Protecting yourself and your data during tax season!
May 17th is this year’s tax filing day in the United States. Many Americans are preparing to file their taxes online, while many cybercriminals are preparing tax scams.
How to protect your personal information during tax season
The Treasury Inspector General for Tax Administration reports that more than 2.4 million Americans have fallen victim to scams via phone, physical mail and email. These targeted attacks can be very convincing. Don’t be fooled by criminals impersonating the IRS!
- The IRS will never email or text you
- What to do if you receive a suspicious phone call
- What to do if you receive an unsolicited fax
- The IRS maintains a list of IRS-related phishing schemes
- Help fight identity theft
- Keep your computer and mobile device secure by using a strong password, VPN and multi-factor identification. Be sure to set your phone for automatic updates. And never leave it lying around where someone can take it!
- Avoid phishing scams and malware by being careful about what emails and texts you respond to. Be on the lookout for any emails with an “urgent” message that pressure you to respond immediately.
- Protect your tax return by using an identity protection PIN. An IP PIN is a six-digit code that prevents an identity thief from fraudulently filing your tax return. Learn more about this from http://www.irs.gov/ippin.

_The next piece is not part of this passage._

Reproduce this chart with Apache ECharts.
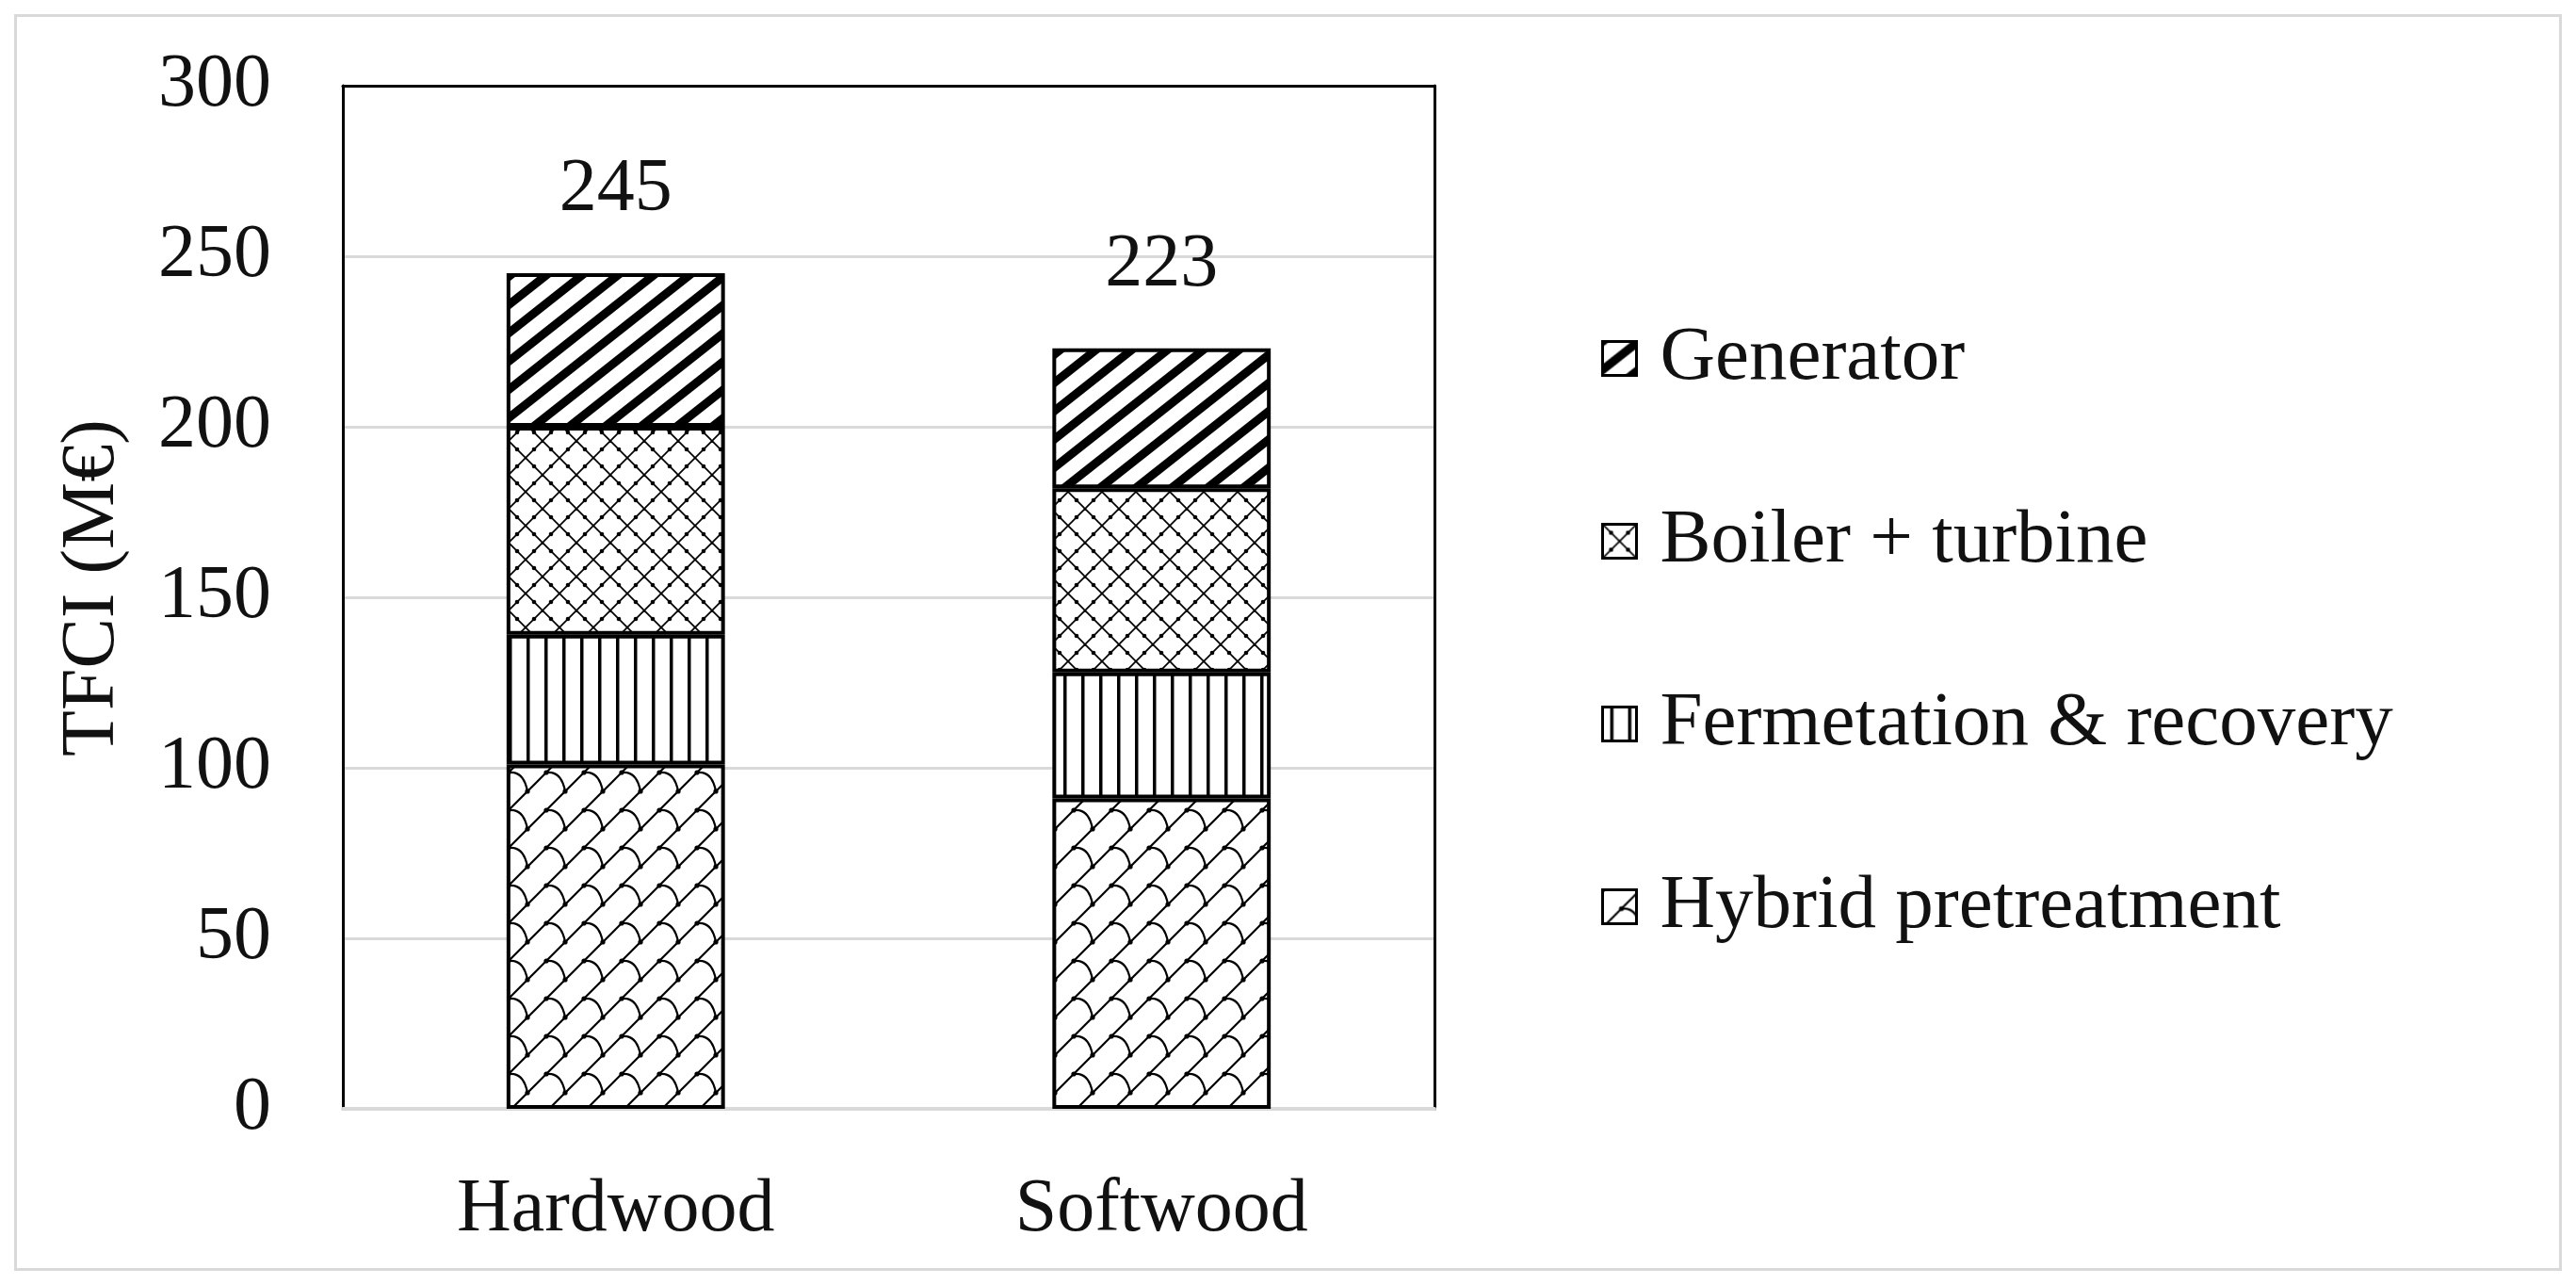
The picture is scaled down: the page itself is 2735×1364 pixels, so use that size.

If you receive a text or email from someone claiming to be an IRS employee, don’t hit “reply.” The IRS will never text, email or reach out on social media to request any personal or financial information. That text is a scam!

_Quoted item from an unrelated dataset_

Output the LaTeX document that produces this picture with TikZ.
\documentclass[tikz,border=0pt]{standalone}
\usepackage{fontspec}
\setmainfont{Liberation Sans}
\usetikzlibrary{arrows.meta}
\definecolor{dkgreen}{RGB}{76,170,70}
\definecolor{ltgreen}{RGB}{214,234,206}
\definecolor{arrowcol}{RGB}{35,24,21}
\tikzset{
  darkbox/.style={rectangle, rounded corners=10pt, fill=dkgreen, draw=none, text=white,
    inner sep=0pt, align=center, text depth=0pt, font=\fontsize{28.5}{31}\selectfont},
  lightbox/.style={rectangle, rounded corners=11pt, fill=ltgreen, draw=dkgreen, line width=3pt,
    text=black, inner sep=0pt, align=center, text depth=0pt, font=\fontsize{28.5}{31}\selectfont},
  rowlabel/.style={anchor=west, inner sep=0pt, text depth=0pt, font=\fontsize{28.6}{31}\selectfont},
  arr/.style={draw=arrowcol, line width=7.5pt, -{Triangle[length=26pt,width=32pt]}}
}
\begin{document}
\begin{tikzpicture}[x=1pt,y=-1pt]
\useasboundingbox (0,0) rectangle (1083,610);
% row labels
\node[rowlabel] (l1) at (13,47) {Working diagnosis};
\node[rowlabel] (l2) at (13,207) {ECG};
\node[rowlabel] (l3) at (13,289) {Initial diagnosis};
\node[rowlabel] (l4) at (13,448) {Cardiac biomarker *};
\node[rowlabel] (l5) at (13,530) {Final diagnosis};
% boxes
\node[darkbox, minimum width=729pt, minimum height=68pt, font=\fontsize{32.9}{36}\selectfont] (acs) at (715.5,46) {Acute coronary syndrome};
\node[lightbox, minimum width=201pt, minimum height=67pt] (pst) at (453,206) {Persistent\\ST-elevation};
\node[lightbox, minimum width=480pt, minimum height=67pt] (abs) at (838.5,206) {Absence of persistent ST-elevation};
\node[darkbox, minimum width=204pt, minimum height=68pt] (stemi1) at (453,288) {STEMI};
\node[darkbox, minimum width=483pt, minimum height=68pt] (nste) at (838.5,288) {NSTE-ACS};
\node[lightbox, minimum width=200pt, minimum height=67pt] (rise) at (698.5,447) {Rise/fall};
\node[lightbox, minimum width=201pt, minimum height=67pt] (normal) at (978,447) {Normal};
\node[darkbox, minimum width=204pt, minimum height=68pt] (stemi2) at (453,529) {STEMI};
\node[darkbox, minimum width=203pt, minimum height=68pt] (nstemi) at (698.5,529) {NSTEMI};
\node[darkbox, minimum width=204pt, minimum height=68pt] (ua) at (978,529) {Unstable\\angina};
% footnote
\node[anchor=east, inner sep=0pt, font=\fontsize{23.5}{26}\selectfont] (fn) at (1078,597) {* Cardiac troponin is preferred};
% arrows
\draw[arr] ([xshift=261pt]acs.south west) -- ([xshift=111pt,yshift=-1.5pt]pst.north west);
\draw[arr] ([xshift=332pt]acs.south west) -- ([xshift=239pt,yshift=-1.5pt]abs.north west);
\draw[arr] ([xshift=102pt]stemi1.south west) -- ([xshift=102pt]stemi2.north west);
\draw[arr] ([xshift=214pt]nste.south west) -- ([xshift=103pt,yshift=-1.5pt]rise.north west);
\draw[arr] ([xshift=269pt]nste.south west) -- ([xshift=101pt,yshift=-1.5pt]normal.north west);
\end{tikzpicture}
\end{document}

If you receive a suspicious email, you can report it to email@example.com. If you receive an unsolicited SMS message, do not reply, do not click on any links and do not open any attachments. You can forward the text to 202-552-1226. (Standard text message rates do apply.)
There are many IRS scams involving phone calls. Some of these are robocalls, fake tech support and telemarketing calls. The IRS recommends installing call-blocking software on your device to screen out these fake calls.
While they do not endorse a specific product, they suggest that you check places like consumerreports.org for a list of available options.
There is a fax scam that involves a fake Form W8-BEN. If you are a foreign citizen, please visit the FATCA home page.
Once you determine that it is not legitimate, report the incident to firstname.lastname@example.org (subject FAX)
Did you know that the IRS maintains a list of all reported phishing scams? The IRS alerts taxpayers to scams that use their logo, the IRS name, logo or website clones that try to steal assets or identities.
You can find the entire list here. Search the site using the term “phishing”.
One reason scammers use phishing bait is to steal unwary users' identities. Identity theft occurs when someone uses your personal information (such as your name, Social Security number or address) without your permission in order to commit crimes. You can help protect yourself from identity theft with a few precautions.
How to recognize a phishing scam
The FBI’s Internet Crime Complaint Center reported that people lost $57 million to phishing schemes in one year. Phishing emails use many different tactics to gain access to your email, bank account, identity number and other sensitive data.
- Offer something for free: Remember, nothing is free. Many times, scammers will tell you that you won a free iPad or phone, or offer a coupon for free items. Don’t take the bait!
- The email comes from someone you know: Phishing emails often emulate real companies like banks or retailers. Look for messages saying there are problems or issues, and look for generic greetings. Always be wary if the email prompts you to enter ANY information. Never enter any credentials or banking information into an unsolicited email! Always go to the official source by validating with a legitimate number or website (NOT the one listed in the email).
- The email pressures you to act immediately:Scammers use many psychological tactics to make you “act immediately!” They will also use threats to make you drop your guard. They might tell you that you are being sued, or that a relative is in jail and you must wire money to them now.
- They want you to click a link: Phishing emails usually want you to click a link or enter credentials. This should always be a red flag! Clicking links or downloading files can expose you to dangerous malware or ransomware. These emails may look like messages from a friend or coworker; a delivery notification; or a fake invoice. The possibilities are endless. Always think twice and validate before clicking a link or downloading a file.
- They capitalize on holidays or current events: Scammers are notorious for this type of phishing scam. They leverage events like Tax Day or holidays like Valentine’s Day or, more recently, COVID-19 testing and vaccine information. Always, always, always go to an official source and never respond to or click on any unsolicited email links!
APWG Phishing Activity Report for Q4 2020 released! (Access the full report here)
The Anti-Phishing Working Group (APWG) reports on phishing trends reported by its global partners. Companies can submit through the organization’s website (https://apwg.org) and by email (email@example.com). According to APWG:
- The number of phishing attacks observed by APWG doubled in 2020!
- Business email compromise scams are becoming more costly for the victims
- Financial institutions, webmail and SaaS site category, was the one most frequently victimized by phishing in Q4
- Phishers are using an array of deception techniques to fool users. These include domain names chosen to avoid detection, encryption designed to lull victims into a false sense of security and deceptive email addresses used to spoof trusted companies and business contacts.